The body that provides legal advice and representation to people with limited means is celebrating its 40th anniversary.
The Legal Aid Board was established in 1979 following recommendations by a government established committee.
It now employs 470 staff in 33 law centres and 16 family mediation offices. It has provided legal assistance to almost 600,000 people since its foundation.
Chairperson of the board Philip O'Leary said a civil legal aid system ensured access to justice for the more marginalised in society. Without legal assistance, he said one often could not use the legal system effectively.
Mr O'Leary said the board faced challenges in delivering its services, particularly the difficulty in recruiting solicitors. He said resourcing was inevitably an issue.
The scope and timeliness of a legal aid service was clearly impacted by the level of resources available to it, he said.
Mr O'Leary said the board needed to have the flexibility to use its resources in the optimum manner and be able to reach out to those most in need. But he said the board did not currently have that level of flexibility.
He said they needed to be able to recruit solicitors on an even playing field and not be hamstrung or have to compete against other public bodies who could pay more.

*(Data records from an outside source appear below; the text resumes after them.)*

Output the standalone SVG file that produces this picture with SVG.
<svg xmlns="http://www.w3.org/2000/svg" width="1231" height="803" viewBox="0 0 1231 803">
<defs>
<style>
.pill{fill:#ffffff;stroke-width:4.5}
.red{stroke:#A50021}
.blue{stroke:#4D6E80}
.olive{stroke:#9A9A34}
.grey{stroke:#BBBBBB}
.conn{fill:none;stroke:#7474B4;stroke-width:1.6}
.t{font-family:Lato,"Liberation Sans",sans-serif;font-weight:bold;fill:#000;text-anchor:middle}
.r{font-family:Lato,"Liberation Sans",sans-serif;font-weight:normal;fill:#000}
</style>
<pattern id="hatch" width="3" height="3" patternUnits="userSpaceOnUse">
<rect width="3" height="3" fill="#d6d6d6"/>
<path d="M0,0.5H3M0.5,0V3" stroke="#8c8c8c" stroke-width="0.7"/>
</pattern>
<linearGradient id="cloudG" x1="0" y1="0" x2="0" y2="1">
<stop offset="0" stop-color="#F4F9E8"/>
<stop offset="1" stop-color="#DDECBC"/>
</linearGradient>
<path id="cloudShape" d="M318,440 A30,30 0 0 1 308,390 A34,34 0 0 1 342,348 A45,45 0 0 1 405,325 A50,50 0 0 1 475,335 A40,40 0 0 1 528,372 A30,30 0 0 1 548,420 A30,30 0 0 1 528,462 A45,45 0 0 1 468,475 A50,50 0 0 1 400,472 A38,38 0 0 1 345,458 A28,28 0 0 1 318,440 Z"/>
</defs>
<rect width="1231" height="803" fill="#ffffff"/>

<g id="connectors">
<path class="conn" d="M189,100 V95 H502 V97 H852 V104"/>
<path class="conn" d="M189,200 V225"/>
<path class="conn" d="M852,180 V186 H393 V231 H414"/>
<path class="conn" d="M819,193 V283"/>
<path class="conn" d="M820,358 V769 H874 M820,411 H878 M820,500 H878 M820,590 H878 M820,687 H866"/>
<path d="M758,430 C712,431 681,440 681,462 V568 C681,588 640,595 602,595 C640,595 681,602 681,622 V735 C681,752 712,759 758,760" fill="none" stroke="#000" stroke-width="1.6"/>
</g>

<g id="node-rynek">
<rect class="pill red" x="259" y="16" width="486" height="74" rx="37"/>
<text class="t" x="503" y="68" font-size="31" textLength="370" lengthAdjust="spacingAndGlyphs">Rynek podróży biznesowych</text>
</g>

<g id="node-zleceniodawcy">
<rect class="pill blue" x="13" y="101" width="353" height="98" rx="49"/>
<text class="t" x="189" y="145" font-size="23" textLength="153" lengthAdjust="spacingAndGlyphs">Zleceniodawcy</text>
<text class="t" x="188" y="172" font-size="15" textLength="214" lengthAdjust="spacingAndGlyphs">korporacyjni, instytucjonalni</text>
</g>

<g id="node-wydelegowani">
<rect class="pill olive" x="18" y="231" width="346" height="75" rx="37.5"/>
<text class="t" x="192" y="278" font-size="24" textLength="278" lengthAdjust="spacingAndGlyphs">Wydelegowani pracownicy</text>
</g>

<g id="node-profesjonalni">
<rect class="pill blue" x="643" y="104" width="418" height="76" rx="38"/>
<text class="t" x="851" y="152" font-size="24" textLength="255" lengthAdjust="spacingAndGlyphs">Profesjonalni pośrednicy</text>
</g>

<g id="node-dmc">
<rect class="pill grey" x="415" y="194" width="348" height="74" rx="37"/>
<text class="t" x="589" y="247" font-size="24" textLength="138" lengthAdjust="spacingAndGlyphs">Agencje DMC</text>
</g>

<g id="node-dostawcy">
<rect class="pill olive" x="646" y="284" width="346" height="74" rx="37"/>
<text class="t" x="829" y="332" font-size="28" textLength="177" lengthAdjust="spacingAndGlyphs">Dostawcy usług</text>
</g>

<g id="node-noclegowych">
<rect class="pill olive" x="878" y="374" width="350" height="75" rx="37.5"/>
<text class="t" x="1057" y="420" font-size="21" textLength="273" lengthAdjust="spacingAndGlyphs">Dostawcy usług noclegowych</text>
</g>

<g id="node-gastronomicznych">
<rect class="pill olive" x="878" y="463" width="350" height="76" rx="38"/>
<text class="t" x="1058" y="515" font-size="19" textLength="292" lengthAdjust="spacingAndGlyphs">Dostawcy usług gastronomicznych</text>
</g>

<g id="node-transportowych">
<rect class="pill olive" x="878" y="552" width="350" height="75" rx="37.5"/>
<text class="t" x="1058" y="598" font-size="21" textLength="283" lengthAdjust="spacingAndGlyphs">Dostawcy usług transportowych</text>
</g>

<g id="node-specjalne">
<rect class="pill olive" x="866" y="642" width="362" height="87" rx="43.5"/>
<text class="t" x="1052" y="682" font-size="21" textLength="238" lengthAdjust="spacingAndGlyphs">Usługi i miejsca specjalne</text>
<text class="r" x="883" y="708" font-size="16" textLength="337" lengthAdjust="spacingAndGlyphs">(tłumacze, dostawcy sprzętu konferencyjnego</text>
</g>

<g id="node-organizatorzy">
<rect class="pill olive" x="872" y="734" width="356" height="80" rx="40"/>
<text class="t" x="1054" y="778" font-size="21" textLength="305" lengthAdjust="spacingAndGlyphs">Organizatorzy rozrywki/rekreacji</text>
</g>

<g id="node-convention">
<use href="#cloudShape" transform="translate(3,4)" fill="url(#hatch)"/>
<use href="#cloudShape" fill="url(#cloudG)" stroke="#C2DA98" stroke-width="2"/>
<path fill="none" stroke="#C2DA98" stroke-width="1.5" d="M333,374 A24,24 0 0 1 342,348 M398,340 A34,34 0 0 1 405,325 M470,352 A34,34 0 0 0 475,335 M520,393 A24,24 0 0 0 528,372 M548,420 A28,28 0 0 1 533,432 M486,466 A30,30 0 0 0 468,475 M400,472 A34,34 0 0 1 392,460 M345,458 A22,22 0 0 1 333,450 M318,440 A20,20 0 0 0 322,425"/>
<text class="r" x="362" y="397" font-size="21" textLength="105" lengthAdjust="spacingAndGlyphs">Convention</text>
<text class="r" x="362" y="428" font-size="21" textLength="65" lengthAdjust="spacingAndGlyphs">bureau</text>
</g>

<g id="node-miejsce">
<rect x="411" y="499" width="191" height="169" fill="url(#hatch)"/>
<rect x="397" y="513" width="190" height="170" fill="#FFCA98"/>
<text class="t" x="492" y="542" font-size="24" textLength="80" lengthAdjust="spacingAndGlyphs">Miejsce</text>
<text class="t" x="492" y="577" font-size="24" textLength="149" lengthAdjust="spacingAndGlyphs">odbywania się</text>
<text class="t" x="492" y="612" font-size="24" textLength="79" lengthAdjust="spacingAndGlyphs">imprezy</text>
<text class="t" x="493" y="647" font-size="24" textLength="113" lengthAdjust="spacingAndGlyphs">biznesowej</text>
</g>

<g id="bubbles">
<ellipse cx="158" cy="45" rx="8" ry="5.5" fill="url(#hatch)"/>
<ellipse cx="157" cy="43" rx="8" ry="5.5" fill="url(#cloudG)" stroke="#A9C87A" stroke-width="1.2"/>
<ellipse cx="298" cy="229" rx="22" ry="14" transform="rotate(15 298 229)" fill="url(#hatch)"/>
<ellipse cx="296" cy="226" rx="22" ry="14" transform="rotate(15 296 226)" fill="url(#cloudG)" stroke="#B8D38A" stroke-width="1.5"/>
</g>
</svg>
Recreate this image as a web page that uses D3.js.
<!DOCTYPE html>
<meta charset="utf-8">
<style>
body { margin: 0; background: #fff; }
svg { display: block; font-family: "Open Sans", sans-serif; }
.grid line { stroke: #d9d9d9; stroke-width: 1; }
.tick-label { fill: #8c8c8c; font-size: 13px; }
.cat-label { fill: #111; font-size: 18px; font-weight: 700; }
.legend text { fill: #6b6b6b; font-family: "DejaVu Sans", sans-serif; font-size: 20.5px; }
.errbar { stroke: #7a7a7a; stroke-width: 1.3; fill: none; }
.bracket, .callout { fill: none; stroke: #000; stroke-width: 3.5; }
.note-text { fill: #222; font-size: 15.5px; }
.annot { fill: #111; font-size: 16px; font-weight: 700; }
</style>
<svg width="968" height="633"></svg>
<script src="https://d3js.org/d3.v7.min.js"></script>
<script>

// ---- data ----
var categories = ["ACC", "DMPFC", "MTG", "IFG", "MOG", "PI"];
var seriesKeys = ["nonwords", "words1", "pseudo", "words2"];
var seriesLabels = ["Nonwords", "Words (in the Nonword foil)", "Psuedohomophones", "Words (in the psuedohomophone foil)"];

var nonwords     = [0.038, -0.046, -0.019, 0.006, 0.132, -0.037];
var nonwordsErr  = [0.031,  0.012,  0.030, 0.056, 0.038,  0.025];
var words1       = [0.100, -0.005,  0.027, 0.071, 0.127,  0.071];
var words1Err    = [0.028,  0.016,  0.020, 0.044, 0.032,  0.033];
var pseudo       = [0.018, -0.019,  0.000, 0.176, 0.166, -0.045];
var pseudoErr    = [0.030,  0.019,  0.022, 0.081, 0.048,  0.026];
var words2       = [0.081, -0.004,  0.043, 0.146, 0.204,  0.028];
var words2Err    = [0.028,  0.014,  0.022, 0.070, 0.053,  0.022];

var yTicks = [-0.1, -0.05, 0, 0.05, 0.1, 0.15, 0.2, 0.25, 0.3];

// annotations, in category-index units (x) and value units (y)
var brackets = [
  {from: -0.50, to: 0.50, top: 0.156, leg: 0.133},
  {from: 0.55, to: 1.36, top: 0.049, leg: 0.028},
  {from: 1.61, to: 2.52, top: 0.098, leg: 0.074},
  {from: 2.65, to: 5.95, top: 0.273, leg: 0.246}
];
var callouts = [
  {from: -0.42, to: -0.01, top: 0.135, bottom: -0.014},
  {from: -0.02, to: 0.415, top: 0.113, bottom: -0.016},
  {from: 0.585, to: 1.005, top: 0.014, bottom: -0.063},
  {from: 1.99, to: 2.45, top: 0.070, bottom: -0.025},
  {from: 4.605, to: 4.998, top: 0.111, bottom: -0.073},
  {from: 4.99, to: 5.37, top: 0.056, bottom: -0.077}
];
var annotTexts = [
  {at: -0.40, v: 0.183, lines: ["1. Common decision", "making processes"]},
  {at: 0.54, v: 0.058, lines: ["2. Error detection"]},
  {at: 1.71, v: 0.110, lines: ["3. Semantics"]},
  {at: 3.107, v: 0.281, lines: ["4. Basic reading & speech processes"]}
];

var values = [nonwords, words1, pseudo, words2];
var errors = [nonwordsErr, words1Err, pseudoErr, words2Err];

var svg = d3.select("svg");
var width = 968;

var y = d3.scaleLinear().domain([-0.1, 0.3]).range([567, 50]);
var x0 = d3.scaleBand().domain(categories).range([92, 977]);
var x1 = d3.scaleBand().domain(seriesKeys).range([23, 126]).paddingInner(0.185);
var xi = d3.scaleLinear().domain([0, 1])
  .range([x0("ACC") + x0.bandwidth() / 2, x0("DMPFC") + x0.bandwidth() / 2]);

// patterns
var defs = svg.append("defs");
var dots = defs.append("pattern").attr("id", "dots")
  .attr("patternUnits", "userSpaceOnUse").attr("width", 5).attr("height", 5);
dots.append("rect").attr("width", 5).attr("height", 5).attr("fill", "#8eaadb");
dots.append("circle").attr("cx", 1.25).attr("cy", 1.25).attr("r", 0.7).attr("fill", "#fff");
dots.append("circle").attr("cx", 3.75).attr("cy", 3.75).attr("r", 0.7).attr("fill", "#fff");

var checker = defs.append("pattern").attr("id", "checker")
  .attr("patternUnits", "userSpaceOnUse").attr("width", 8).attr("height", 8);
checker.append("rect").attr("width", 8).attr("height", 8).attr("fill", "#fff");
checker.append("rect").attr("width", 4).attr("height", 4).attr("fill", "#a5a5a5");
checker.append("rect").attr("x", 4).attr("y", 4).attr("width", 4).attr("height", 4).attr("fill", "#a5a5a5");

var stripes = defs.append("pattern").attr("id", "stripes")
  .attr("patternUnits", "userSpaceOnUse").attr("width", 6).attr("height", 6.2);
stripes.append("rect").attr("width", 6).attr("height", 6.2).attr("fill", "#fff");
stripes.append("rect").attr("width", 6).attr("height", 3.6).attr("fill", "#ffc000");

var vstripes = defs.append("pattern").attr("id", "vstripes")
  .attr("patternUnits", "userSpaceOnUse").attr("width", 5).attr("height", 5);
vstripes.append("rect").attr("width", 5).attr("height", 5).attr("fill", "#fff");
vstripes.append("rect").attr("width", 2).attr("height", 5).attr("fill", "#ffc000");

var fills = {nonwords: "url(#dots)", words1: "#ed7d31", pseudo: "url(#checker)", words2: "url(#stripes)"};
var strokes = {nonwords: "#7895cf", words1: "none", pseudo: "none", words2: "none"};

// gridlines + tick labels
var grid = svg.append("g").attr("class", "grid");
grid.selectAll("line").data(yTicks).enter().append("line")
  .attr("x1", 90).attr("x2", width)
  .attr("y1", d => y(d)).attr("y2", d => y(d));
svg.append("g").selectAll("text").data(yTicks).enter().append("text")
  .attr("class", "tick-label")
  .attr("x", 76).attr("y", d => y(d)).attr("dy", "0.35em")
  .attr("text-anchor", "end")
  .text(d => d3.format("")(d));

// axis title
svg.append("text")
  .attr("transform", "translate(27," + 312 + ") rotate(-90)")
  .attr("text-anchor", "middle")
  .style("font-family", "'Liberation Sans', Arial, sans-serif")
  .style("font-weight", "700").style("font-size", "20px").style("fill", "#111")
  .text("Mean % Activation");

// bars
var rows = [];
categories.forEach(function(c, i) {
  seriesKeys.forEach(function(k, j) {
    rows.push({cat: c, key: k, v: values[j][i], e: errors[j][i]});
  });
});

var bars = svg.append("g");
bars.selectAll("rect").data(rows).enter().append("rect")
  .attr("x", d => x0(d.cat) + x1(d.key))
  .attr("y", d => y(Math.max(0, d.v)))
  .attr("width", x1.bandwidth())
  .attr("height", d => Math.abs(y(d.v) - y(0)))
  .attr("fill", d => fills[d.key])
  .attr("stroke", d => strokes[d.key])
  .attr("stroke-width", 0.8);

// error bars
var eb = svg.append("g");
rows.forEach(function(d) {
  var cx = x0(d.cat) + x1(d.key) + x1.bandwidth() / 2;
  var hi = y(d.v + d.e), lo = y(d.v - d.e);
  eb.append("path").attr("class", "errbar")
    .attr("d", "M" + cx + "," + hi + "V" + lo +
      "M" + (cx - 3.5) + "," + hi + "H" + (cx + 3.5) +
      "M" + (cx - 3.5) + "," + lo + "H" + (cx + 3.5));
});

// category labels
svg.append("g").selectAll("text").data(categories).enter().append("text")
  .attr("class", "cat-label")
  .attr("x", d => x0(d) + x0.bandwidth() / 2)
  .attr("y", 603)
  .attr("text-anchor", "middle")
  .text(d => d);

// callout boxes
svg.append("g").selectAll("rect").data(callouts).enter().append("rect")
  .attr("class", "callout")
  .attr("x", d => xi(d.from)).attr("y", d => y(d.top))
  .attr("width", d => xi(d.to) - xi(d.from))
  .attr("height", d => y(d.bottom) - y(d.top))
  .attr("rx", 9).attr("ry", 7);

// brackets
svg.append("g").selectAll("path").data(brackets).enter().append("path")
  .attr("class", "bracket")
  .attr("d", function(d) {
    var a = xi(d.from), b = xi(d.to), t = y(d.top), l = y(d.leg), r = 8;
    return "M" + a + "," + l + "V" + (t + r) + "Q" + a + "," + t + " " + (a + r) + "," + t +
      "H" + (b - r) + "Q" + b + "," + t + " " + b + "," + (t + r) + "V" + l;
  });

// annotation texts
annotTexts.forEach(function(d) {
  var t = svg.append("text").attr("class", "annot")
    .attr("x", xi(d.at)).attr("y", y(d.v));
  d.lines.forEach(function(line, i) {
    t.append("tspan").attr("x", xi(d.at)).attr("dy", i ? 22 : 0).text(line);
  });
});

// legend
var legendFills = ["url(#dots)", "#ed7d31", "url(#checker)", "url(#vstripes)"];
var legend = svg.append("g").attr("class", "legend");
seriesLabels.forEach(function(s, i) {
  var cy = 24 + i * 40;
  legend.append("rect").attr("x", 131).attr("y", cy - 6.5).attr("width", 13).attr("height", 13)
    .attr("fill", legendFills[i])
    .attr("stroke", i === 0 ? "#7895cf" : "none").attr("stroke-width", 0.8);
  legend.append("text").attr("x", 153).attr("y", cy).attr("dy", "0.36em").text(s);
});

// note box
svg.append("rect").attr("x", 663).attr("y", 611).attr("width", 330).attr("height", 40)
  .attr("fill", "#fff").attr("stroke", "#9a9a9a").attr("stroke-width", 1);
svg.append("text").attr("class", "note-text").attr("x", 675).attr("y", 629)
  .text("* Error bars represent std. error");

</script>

The board's chief executive said its work had changed as Irish society had changed.
John McDaid said their services had been expanded to include supports for asylum seekers and refugees, the Abhaile scheme, providing legal assistance for people at risk of losing their family home because of mortgage arrears as well as family mediation services.
Chief Justice Mr Justice Frank Clarke will give the keynote address at an event tonight to celebrate the anniversary.